By page two, the bats have been dispersed and Kirby is onto the next thing: the Laseron, a type of space station in low orbit, manned by robots called Serviteks and home to Kamandi’s friends, some astronauts who are also Nuclear People. The Laseron is introduced via a classic Kirby collage.

By page 8, the astronauts have introduced a bewildered Kamandi to the most Kirby idea of them all — the NASA Mind, which stores data from their spacesuits and seems to have some level of sentience.

As Kamandi — and the reader — take all that in, we learn that the Serviteks are secretly under the telepathic control of a big-headed, small-bodied freak called The Misfit. He reminds me of a certain world leader, but I can’t quite think of who.

The Misfit forces Kamandi to give him a piggyback ride so as to show off “the deadliest killer ever bred! — Morticoccus — the ultimate germ!”

Spoiler alert for a 1973 comic: here’s a better look at Morticoccus from issue #10.

In a move I hope no parents emulate, Kamandi turns this preposterous piggyback ride into a collision of Misfit and electrical unit, which messes up the Laseron and brings back the bats, who fight the Serviteks in a brawl that could release Morticoccus. Does Morticoccus destroy all life on Earth? Tune in next month.
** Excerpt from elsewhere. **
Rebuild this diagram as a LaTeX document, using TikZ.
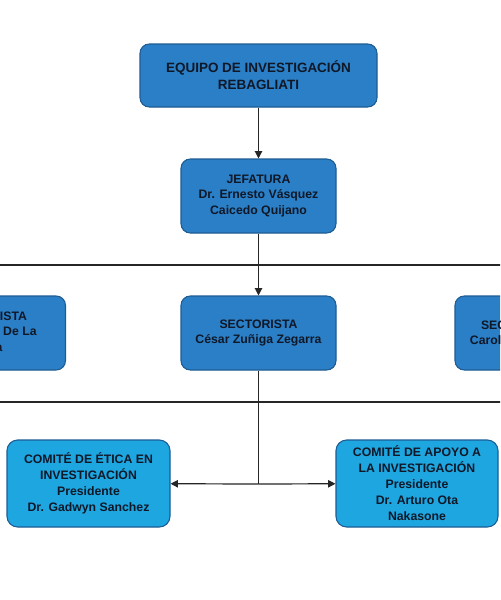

To sum up this buffet of batshit, Kamandi #9 includes bat people vs. astronauts, bat people vs. robots, a sentient NASA computer, a precursor to President Garbage Bag, and a germ that can destroy all life.

For a normal comic book writer, just one of these scenarios could have filled an issue, arc, or series. Not for Kirby. He could never settle for one idea when eight would do.

Warren Ellis — also known for idea abundance — once described Alan Moore’s Supreme run in terms that would apply equally well to Kirby comics:

It doesn’t come from one big idea alone, but from a rain of them, one after the other, presented and tossed. Here you go; a city in a bottle, a doorway into another universe that you can dive through, a planet with the mobile face of an old man, a depiction of time as a tunnel with the years printed on the ring-casements, one after the other, bang bang bang. The sense of wonder—the shock of huge ideas hitting you constantly, and of wondering what the hell comes next…

That’s what people are getting out of Supreme, in its examination of old stories—an imaginative energy. I don’t think it is the kitsch thing, or the cleverness of the re-examination. I think it’s the sheer energy of that hammering of mad and beautiful ideas.

That’s Kirby, by god. I don’t know about you, but sheer energy, of any sort, is not something I have in great supply. In my daily battle against the bat people of America and the Morticocci of the mind, I need all the mad and beautiful ideas I can get.